[start of Stored data]

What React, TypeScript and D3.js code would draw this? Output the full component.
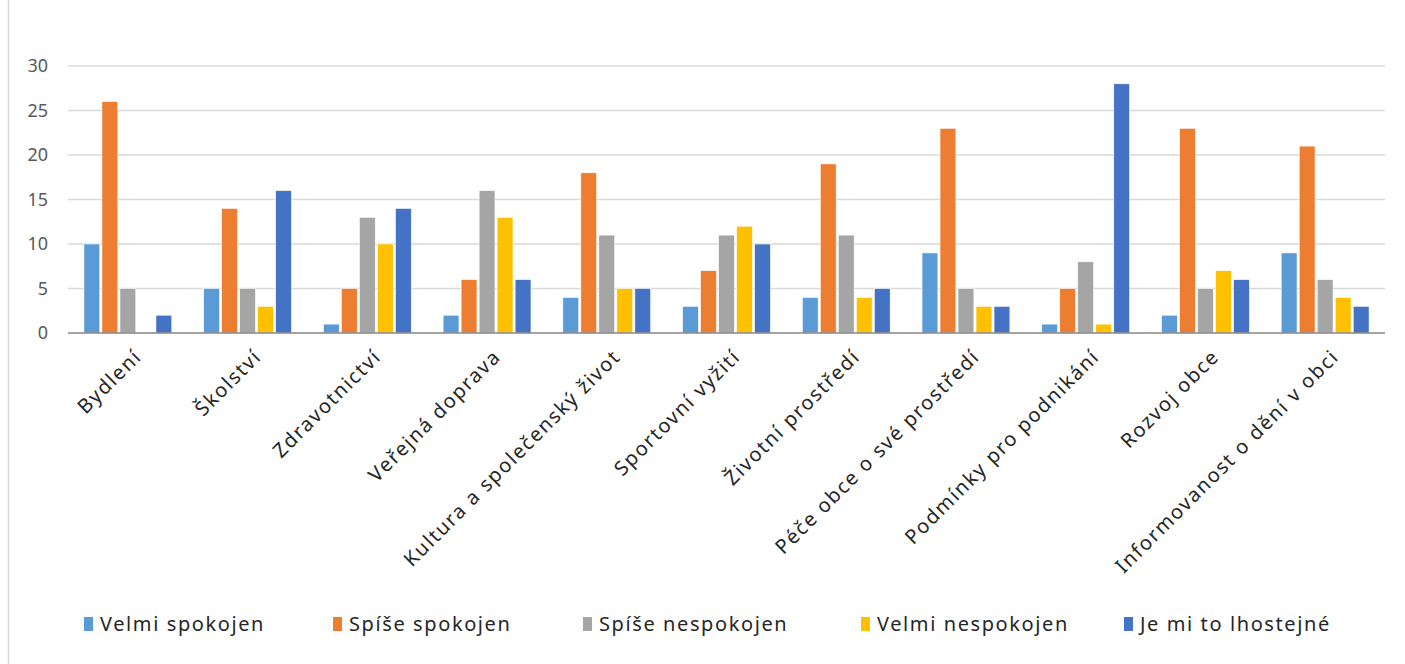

[end of Stored data]
[start of Stored data]

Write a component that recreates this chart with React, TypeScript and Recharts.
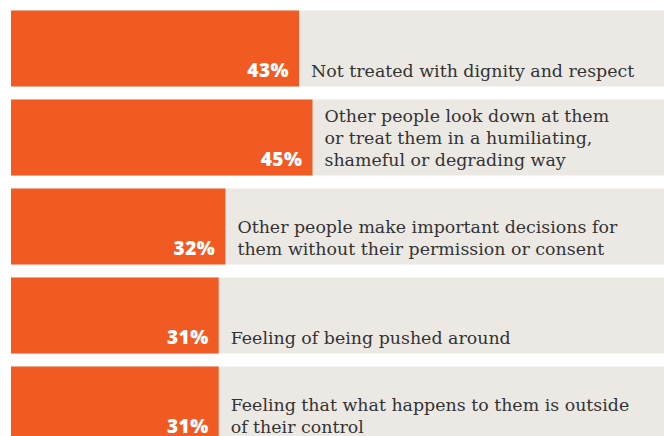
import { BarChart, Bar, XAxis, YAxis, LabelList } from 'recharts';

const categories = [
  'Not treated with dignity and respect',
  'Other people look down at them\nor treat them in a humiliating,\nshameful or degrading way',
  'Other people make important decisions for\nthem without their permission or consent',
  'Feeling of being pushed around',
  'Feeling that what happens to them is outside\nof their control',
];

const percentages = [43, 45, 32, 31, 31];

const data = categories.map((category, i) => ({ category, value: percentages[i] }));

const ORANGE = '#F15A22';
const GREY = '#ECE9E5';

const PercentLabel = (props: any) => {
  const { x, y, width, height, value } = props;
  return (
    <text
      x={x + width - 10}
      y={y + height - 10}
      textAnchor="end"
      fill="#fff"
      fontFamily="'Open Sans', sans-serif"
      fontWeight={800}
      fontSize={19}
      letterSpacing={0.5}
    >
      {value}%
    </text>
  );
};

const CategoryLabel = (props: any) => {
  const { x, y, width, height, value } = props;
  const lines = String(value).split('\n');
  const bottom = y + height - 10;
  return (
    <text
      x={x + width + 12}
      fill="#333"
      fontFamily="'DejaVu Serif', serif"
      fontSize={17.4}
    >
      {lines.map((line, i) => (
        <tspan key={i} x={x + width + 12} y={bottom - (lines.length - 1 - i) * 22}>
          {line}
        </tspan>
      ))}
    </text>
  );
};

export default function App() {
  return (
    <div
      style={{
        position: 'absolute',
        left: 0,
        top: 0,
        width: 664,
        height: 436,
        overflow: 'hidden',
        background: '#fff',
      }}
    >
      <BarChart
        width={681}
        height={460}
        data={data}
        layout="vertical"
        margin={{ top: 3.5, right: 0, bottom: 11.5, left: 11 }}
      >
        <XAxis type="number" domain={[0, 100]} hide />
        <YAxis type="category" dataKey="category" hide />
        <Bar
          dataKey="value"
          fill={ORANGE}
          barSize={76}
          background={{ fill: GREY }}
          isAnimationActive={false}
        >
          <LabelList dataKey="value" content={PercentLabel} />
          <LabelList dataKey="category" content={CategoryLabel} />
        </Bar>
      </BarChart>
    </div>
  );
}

[end of Stored data]
[start of Stored data]

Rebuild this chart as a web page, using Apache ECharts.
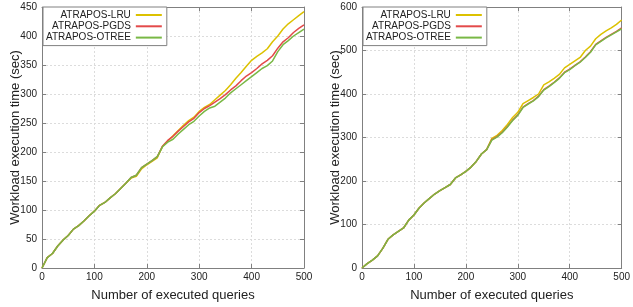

[end of Stored data]

What you have to do: What's needed is an exact copy of the lines above from the one with "Write a component" through the one with "XAxis, YAxis, LabelList", both included; the pictures stay out.

Task output:
Write a component that recreates this chart with React, TypeScript and Recharts.
import { BarChart, Bar, XAxis, YAxis, LabelList } from 'recharts';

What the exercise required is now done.